■ Prompt
Omit all pictures, then retype the data exactly as given.

■ Given information
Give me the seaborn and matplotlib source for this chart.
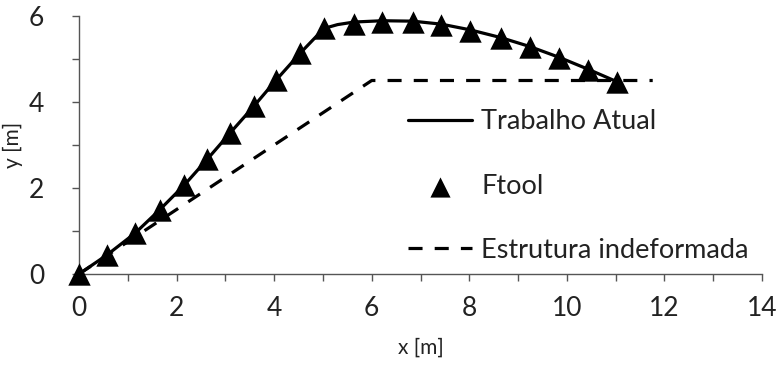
import matplotlib
matplotlib.use("Agg")
import matplotlib.pyplot as plt
import seaborn as sns
import pandas as pd
from matplotlib.ticker import MultipleLocator

# ---- data ----
ftool_x = [0.0, 0.57, 1.15, 1.66, 2.16, 2.63, 3.09, 3.59, 4.04, 4.53, 5.02,
           5.64, 6.22, 6.84, 7.43, 8.01, 8.64, 9.24, 9.84, 10.44, 11.03]
ftool_y = [0.0, 0.44, 0.95, 1.50, 2.07, 2.67, 3.27, 3.91, 4.51, 5.13, 5.71,
           5.82, 5.86, 5.86, 5.79, 5.65, 5.49, 5.28, 5.03, 4.75, 4.47]
atual_x = [0.0, 0.57, 1.15, 1.66, 2.16, 2.63, 3.09, 3.59, 4.04, 4.53, 5.02,
           5.30, 5.64, 6.22, 6.84, 7.43, 8.01, 8.64, 9.24, 9.84, 10.44, 11.03]
atual_y = [0.0, 0.44, 0.95, 1.50, 2.07, 2.67, 3.27, 3.91, 4.51, 5.13, 5.71,
           5.80, 5.86, 5.89, 5.88, 5.81, 5.68, 5.50, 5.29, 5.04, 4.76, 4.47]
indef_x = [0.0, 6.0, 11.76]
indef_y = [0.0, 4.5, 4.5]
x_ticks = [0, 2, 4, 6, 8, 10, 12, 14]
y_ticks = [0, 2, 4, 6]

sns.set_style("white")
plt.rcParams['font.family'] = ['Lato', 'DejaVu Sans']

fig = plt.figure(figsize=(7.79, 3.67), dpi=100)
ax = fig.add_axes([79/779, 1 - 274/367, 683/779, 258/367])

df_a = pd.DataFrame({"x": atual_x, "y": atual_y})
df_f = pd.DataFrame({"x": ftool_x, "y": ftool_y})
df_i = pd.DataFrame({"x": indef_x, "y": indef_y})

sns.lineplot(data=df_a, x="x", y="y", sort=False, color="black", lw=2.3,
             ax=ax, label="Trabalho Atual")
sns.scatterplot(data=df_f, x="x", y="y", marker="^", s=260, color="black",
                edgecolor="black", linewidth=0, ax=ax, label="Ftool",
                zorder=5, clip_on=False)
sns.lineplot(data=df_i, x="x", y="y", sort=False, color="black", lw=2.3,
             ax=ax, label="Estrutura indeformada")
ax.lines[-1].set_dashes([4.4, 3.8])

ax.set_xlim(0, 14)
ax.set_ylim(0, 6)
ax.set_xticks(x_ticks)
ax.set_yticks(y_ticks)
ax.xaxis.set_minor_locator(MultipleLocator(1))
ax.yaxis.set_minor_locator(MultipleLocator(1))
ax.tick_params(which="both", direction="out", length=5, width=1,
               color="#555555", labelsize=19, labelcolor="#222222",
               bottom=True, left=True)
ax.tick_params(axis="x", pad=11)
ax.tick_params(axis="y", pad=20)
for s in ["top", "right"]:
    ax.spines[s].set_visible(False)
for s in ["left", "bottom"]:
    ax.spines[s].set_color("#555555")
    ax.spines[s].set_linewidth(1)
ax.set_xlabel("x [m]", fontsize=15, color="#222222", labelpad=12)
ax.set_ylabel("y [m]", fontsize=15, color="#222222", labelpad=4)

handles, labels = ax.get_legend_handles_labels()
order = ["Trabalho Atual", "Ftool", "Estrutura indeformada"]
hmap = dict(zip(labels, handles))
leg = ax.legend([hmap[k] for k in order], order, loc="upper left",
                bbox_to_anchor=(0.482, 0.638), frameon=False, fontsize=19.5,
                handlelength=2.35, handletextpad=0.35, labelspacing=1.45,
                borderpad=0, borderaxespad=0, markerscale=0.9)
for t in leg.get_texts():
    t.set_color("#222222")

fig.savefig("out.png", dpi=100)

■ Worked solution
Give me the seaborn and matplotlib source for this chart.
import matplotlib
matplotlib.use("Agg")
import matplotlib.pyplot as plt
import seaborn as sns
import pandas as pd
from matplotlib.ticker import MultipleLocator

# ---- data ----
ftool_x = [0.0, 0.57, 1.15, 1.66, 2.16, 2.63, 3.09, 3.59, 4.04, 4.53, 5.02,
           5.64, 6.22, 6.84, 7.43, 8.01, 8.64, 9.24, 9.84, 10.44, 11.03]
ftool_y = [0.0, 0.44, 0.95, 1.50, 2.07, 2.67, 3.27, 3.91, 4.51, 5.13, 5.71,
           5.82, 5.86, 5.86, 5.79, 5.65, 5.49, 5.28, 5.03, 4.75, 4.47]
atual_x = [0.0, 0.57, 1.15, 1.66, 2.16, 2.63, 3.09, 3.59, 4.04, 4.53, 5.02,
           5.30, 5.64, 6.22, 6.84, 7.43, 8.01, 8.64, 9.24, 9.84, 10.44, 11.03]
atual_y = [0.0, 0.44, 0.95, 1.50, 2.07, 2.67, 3.27, 3.91, 4.51, 5.13, 5.71,
           5.80, 5.86, 5.89, 5.88, 5.81, 5.68, 5.50, 5.29, 5.04, 4.76, 4.47]
indef_x = [0.0, 6.0, 11.76]
indef_y = [0.0, 4.5, 4.5]
x_ticks = [0, 2, 4, 6, 8, 10, 12, 14]
y_ticks = [0, 2, 4, 6]

sns.set_style("white")
plt.rcParams['font.family'] = ['Lato', 'DejaVu Sans']

fig = plt.figure(figsize=(7.79, 3.67), dpi=100)
ax = fig.add_axes([79/779, 1 - 274/367, 683/779, 258/367])

df_a = pd.DataFrame({"x": atual_x, "y": atual_y})
df_f = pd.DataFrame({"x": ftool_x, "y": ftool_y})
df_i = pd.DataFrame({"x": indef_x, "y": indef_y})

sns.lineplot(data=df_a, x="x", y="y", sort=False, color="black", lw=2.3,
             ax=ax, label="Trabalho Atual")
sns.scatterplot(data=df_f, x="x", y="y", marker="^", s=260, color="black",
                edgecolor="black", linewidth=0, ax=ax, label="Ftool",
                zorder=5, clip_on=False)
sns.lineplot(data=df_i, x="x", y="y", sort=False, color="black", lw=2.3,
             ax=ax, label="Estrutura indeformada")
ax.lines[-1].set_dashes([4.4, 3.8])

ax.set_xlim(0, 14)
ax.set_ylim(0, 6)
ax.set_xticks(x_ticks)
ax.set_yticks(y_ticks)
ax.xaxis.set_minor_locator(MultipleLocator(1))
ax.yaxis.set_minor_locator(MultipleLocator(1))
ax.tick_params(which="both", direction="out", length=5, width=1,
               color="#555555", labelsize=19, labelcolor="#222222",
               bottom=True, left=True)
ax.tick_params(axis="x", pad=11)
ax.tick_params(axis="y", pad=20)
for s in ["top", "right"]:
    ax.spines[s].set_visible(False)
for s in ["left", "bottom"]:
    ax.spines[s].set_color("#555555")
    ax.spines[s].set_linewidth(1)
ax.set_xlabel("x [m]", fontsize=15, color="#222222", labelpad=12)
ax.set_ylabel("y [m]", fontsize=15, color="#222222", labelpad=4)

handles, labels = ax.get_legend_handles_labels()
order = ["Trabalho Atual", "Ftool", "Estrutura indeformada"]
hmap = dict(zip(labels, handles))
leg = ax.legend([hmap[k] for k in order], order, loc="upper left",
                bbox_to_anchor=(0.482, 0.638), frameon=False, fontsize=19.5,
                handlelength=2.35, handletextpad=0.35, labelspacing=1.45,
                borderpad=0, borderaxespad=0, markerscale=0.9)
for t in leg.get_texts():
    t.set_color("#222222")

fig.savefig("out.png", dpi=100)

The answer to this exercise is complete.